Doppler color flow imaging is unique because it does not have a major problem with high-frequency aliasing.
(A) true
(B) false

A

(B) False. Like all pulsed Doppler systems, color systems will alias when the Doppler frequencies exceed the PRF sampling limit.

42
Q

Both the color and a point spectrum in a stenosis show
high-frequency aliasing. One strategy for removing
the aliasing involves
(A) doing nothing. Aliasing cannot be removed from
the system.
(B) decreasing the system PRF
(C) decreasing the carrier frequency
(D) decreasing the Doppler angle toward zero

A

(C) Decreasing the carrier frequency.
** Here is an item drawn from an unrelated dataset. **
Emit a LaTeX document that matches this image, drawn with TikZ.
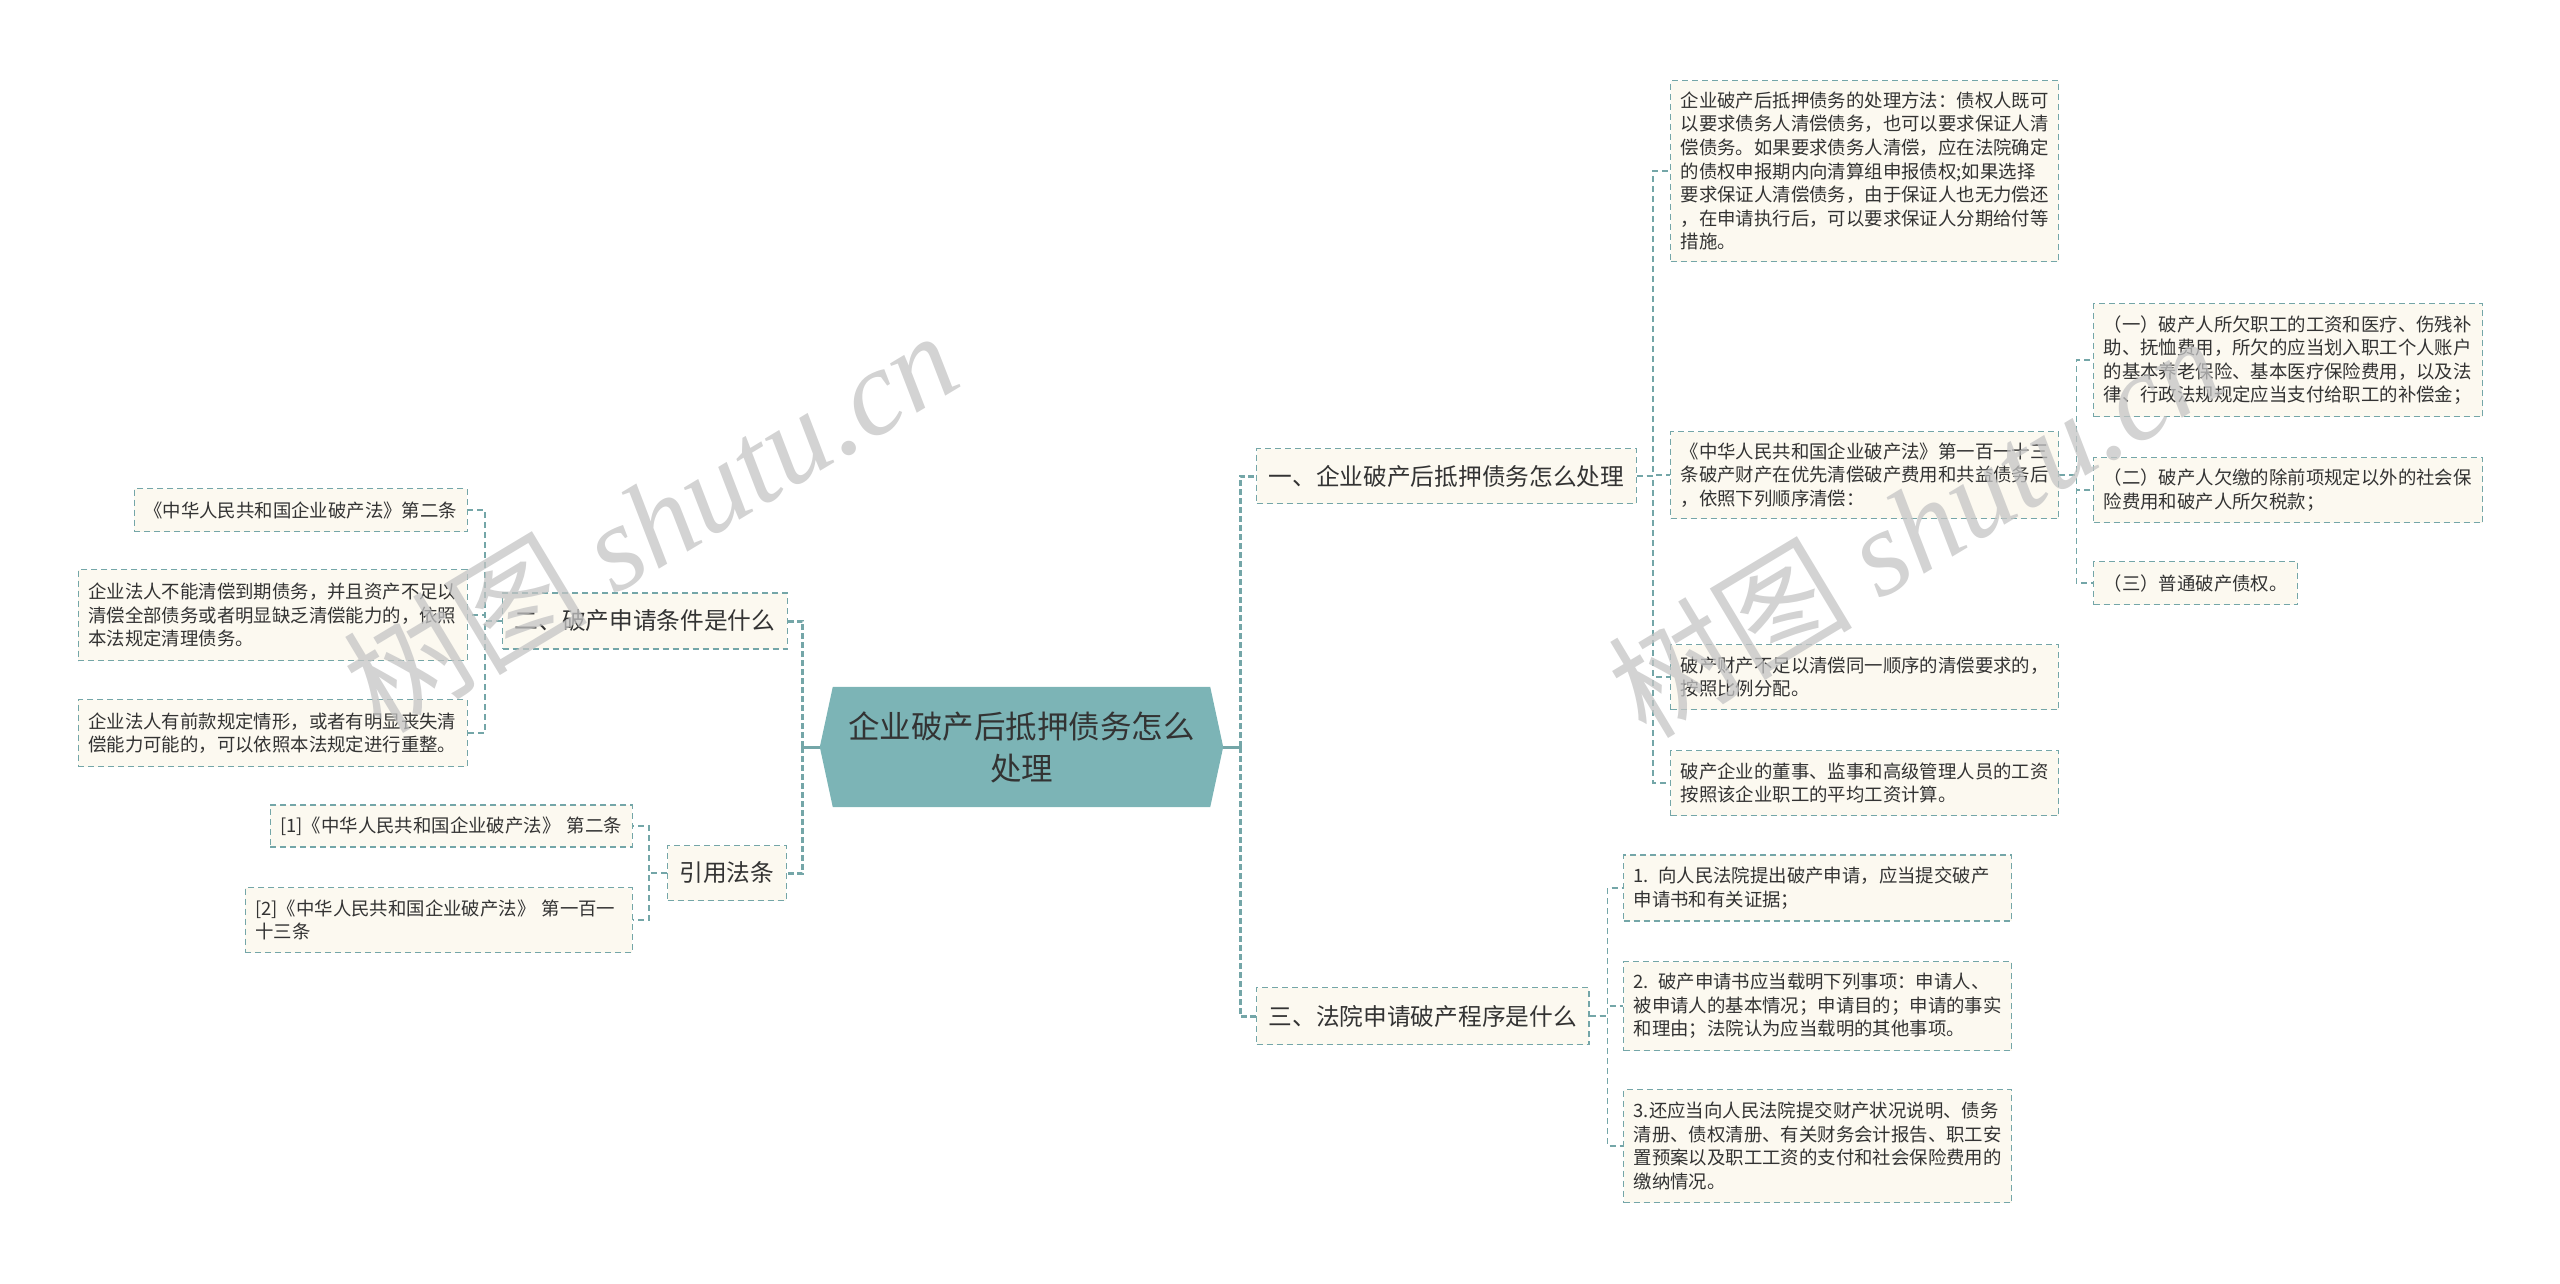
\documentclass[tikz,border=0pt]{standalone}
\usepackage{fontspec}
\setmainfont{Noto Sans CJK SC}
\newfontfamily\wmlatin{Liberation Serif}
\usetikzlibrary{backgrounds}
\definecolor{linec}{HTML}{74A6A8}
\definecolor{boxfill}{HTML}{FCF9F0}
\definecolor{rootfill}{HTML}{7CB4B6}
\definecolor{inkc}{HTML}{333333}
\definecolor{wmgray}{HTML}{C4C4C4}
\newcommand{\leaffont}{\fontsize{18.4}{23.6}\selectfont}
\newcommand{\branchfont}{\fontsize{23.7}{28}\selectfont}
\newcommand{\rootfont}{\fontsize{31.5}{42}\selectfont}
\begin{document}
\begin{tikzpicture}[x=1pt,y=-1pt,
  leaf/.style={draw=linec, line width=1.4pt, dash pattern=on 6pt off 4pt, fill=boxfill, text=inkc, font=\leaffont, align=left, inner xsep=10pt, inner ysep=0pt},
  branch/.style={leaf, font=\branchfont, inner xsep=12pt},
  link/.style={draw=linec, line width=1.4pt, dash pattern=on 6pt off 4pt},
  trunk/.style={draw=linec, line width=3pt, dash pattern=on 6pt off 3pt},
  stem/.style={draw=linec, line width=3pt},
  watermark/.style={text=wmgray, opacity=0.75, rotate=31, font=\fontsize{122}{122}\selectfont}]
\useasboundingbox (0,0) rectangle (2560,1283);

% root
\node[text=inkc, font=\rootfont, align=center, minimum width=377pt, minimum height=120pt, inner sep=0pt] (root) at (1021.5,747) {企业破产后抵押债务怎么\\处理};
\begin{scope}[on background layer]
\fill[rootfill] (root.north west) -- (root.north east) -- ([xshift=13pt]root.east) -- (root.south east) -- (root.south west) -- ([xshift=-13pt]root.west) -- cycle;
\end{scope}
\coordinate (rtip) at ([xshift=13pt]root.east);
\coordinate (ltip) at ([xshift=-13pt]root.west);

% right branches
\node[branch, anchor=west, minimum height=55pt] (r1) at (1256,476) {一、企业破产后抵押债务怎么处理};
\node[branch, anchor=west, minimum height=57pt] (r3) at (1256,1016) {三、法院申请破产程序是什么};

\node[leaf, anchor=west, text width=368pt, minimum height=181pt] (a1) at (1670,171) {企业破产后抵押债务的处理方法：债权人既可\\以要求债务人清偿债务，也可以要求保证人清\\偿债务。如果要求债务人清偿，应在法院确定\\的债权申报期内向清算组申报债权;如果选择\\要求保证人清偿债务，由于保证人也无力偿还\\，在申请执行后，可以要求保证人分期给付等\\措施。};
\node[leaf, anchor=west, text width=368pt, minimum height=87pt] (a2) at (1670,475) {《中华人民共和国企业破产法》第一百一十三\\条破产财产在优先清偿破产费用和共益债务后\\，依照下列顺序清偿：};
\node[leaf, anchor=west, text width=368pt, minimum height=65pt] (a3) at (1670,677) {破产财产不足以清偿同一顺序的清偿要求的，\\按照比例分配。};
\node[leaf, anchor=west, text width=368pt, minimum height=65pt] (a4) at (1670,783) {破产企业的董事、监事和高级管理人员的工资\\按照该企业职工的平均工资计算。};

\node[leaf, anchor=west, text width=369pt, minimum height=113pt] (b1) at (2093,360) {（一）破产人所欠职工的工资和医疗、伤残补\\助、抚恤费用，所欠的应当划入职工个人账户\\的基本养老保险、基本医疗保险费用，以及法\\律、行政法规规定应当支付给职工的补偿金；};
\node[leaf, anchor=west, text width=369pt, minimum height=65pt] (b2) at (2093,490) {（二）破产人欠缴的除前项规定以外的社会保\\险费用和破产人所欠税款；};
\node[leaf, anchor=west, text width=184pt, minimum height=43pt] (b3) at (2093,583) {（三）普通破产债权。};

\node[leaf, anchor=west, text width=368pt, minimum height=66pt] (c1) at (1623,888) {1. 向人民法院提出破产申请，应当提交破产\\申请书和有关证据；};
\node[leaf, anchor=west, text width=368pt, minimum height=89pt] (c2) at (1623,1006) {2. 破产申请书应当载明下列事项：申请人、\\被申请人的基本情况；申请目的；申请的事实\\和理由；法院认为应当载明的其他事项。};
\node[leaf, anchor=west, text width=368pt, minimum height=113pt] (c3) at (1623,1146) {3.还应当向人民法院提交财产状况说明、债务\\清册、债权清册、有关财务会计报告、职工安\\置预案以及职工工资的支付和社会保险费用的\\缴纳情况。};

% left branches
\node[branch, anchor=east, minimum height=56pt] (l1) at (788,621) {二、破产申请条件是什么};
\node[branch, anchor=east, minimum height=55pt] (l2) at (787,873) {引用法条};

\node[leaf, anchor=east, text width=313pt, minimum height=43pt] (d1) at (468,510) {《中华人民共和国企业破产法》第二条};
\node[leaf, anchor=east, text width=369pt, minimum height=91pt] (d2) at (468,615) {企业法人不能清偿到期债务，并且资产不足以\\清偿全部债务或者明显缺乏清偿能力的，依照\\本法规定清理债务。};
\node[leaf, anchor=east, text width=369pt, minimum height=67pt] (d3) at (468,733) {企业法人有前款规定情形，或者有明显丧失清\\偿能力可能的，可以依照本法规定进行重整。};

\node[leaf, anchor=east, text width=342pt, minimum height=42pt] (e1) at (633,826) {[1]《中华人民共和国企业破产法》 第二条};
\node[leaf, anchor=east, text width=367pt, minimum height=65pt] (e2) at (633,920) {[2]《中华人民共和国企业破产法》 第一百一\\十三条};

% connectors
\draw[stem] (rtip) -- ++(17,0) coordinate (rjoin);
\draw[stem] (ltip) -- ++(-17,0) coordinate (ljoin);
\draw[trunk] (rjoin) |- (r1.west);
\draw[trunk] (rjoin) |- (r3.west);
\draw[trunk] (ljoin) |- (l1.east);
\draw[trunk] (ljoin) |- (l2.east);

\foreach \n in {a1,a2,a3,a4} \draw[link] (r1.east) -- ++(16,0) |- (\n.west);
\foreach \n in {b1,b2,b3} \draw[link] (a2.east) -- ++(17,0) |- (\n.west);
\foreach \n in {c1,c2,c3} \draw[link] (r3.east) -- ++(18,0) |- (\n.west);
\foreach \n in {d1,d2,d3} \draw[link] (l1.west) -- ++(-17,0) |- (\n.east);
\foreach \n in {e1,e2} \draw[link] (l2.west) -- ++(-18,0) |- (\n.east);

% watermark
\node[watermark] (wm1) at (650,520) {树图 {\wmlatin\itshape shutu.cn}};
\node[watermark] (wm2) at (1915,525) {树图 {\wmlatin\itshape shutu.cn}};
\end{tikzpicture}
\end{document}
This moves all Doppler frequencies downward and may bring the high aliasing frequencies below the aliasing limit.

43
Q

Increasing a sonograph’s output power levels and PRF
to increase penetration and frame rates opens the system to the following artifact:
(A) high-frequency aliasing
(B) loss of low velocities
(C) tissue mirroring
(D) range ambiguity

A

(D) Range ambiguity. High frame rates (high PRF) and high output power permit structures from outside the field of view to enter the image as a range ambiguity artifact.

44
Q

The color coding of red arteries and blue veins and the
slow high-resolution frame rates make the identity of
arteries and veins in the abdomen direct and easy.
(A) true
(B) false

A

(B) False. The large fields of view for abdominal imaging slow the frame rate. In addition, vessel anatomy goes in all directions. Sorting out arteries and veins requires the spectrum to determine pulsatility.

45
Q

Turbulence in a vascular color flow image appears as
(A) a mottled pattern of colors
(B) a mottled pattern of red and blue with changing saturations
(C) a mottled green region
(D) A or B

A

(D) A or B. In vascular color flow imaging, turbulence appears as broken streamlines. The image then takes on a mottled appearance either in color or in color saturation.

46
Q

Turbulence in a cardiac color flow image appears as
(A) a mottled pattern of colors
(B) a mottled pattern of red and blue with changing saturations
(C) a bright red region
(D) a mottled green region

A

(D) A mottled green region. In color flow echocardiography, the sampling intervals are too large to show turbulence. As a result, the system determines
the spectral variance at each sampling site and expresses increased turbulence (increased variance)
with increasing tones of green.

47
Q

Power Doppler Imaging is so named because
(A) it increases output power for image improvement
(B) it encodes the power spectrum of the Doppler signal into color
(C) it uses the phase of the amplitude to detect flow
(D) none of the above

A

(B) It encodes the power spectrum of the Doppler signal into color. Power Doppler looks at only the amplitudes of the Doppler signals in the I and Q channels.

48
Q

Power Doppler Imaging is limited because
(A) it has a serious aliasing problem
(B) it does not work with low carrier frequencies
(C) it does not show the directionality of vessel flow
(D) A and B

A

(C) It does not show the directionality of vessel flow.
Power Doppler uses only the amplitudes of the signals in the I and Q channels. Without phase information, power Doppler cannot show the direction of flow.

49
Q

Power Doppler imaging is a good choice when you
(A) want to show tissue perfusion
(B) want to show tissue velocity
(C) want to easily separate blood flow form simple tissue motion
(D) A and B

A

(A) Want to show tissue perfusion. Power Doppler will show wherever the system detects Doppler signal amplitudes. Thus, the color will distribute according to this signal map for both arteries and veins.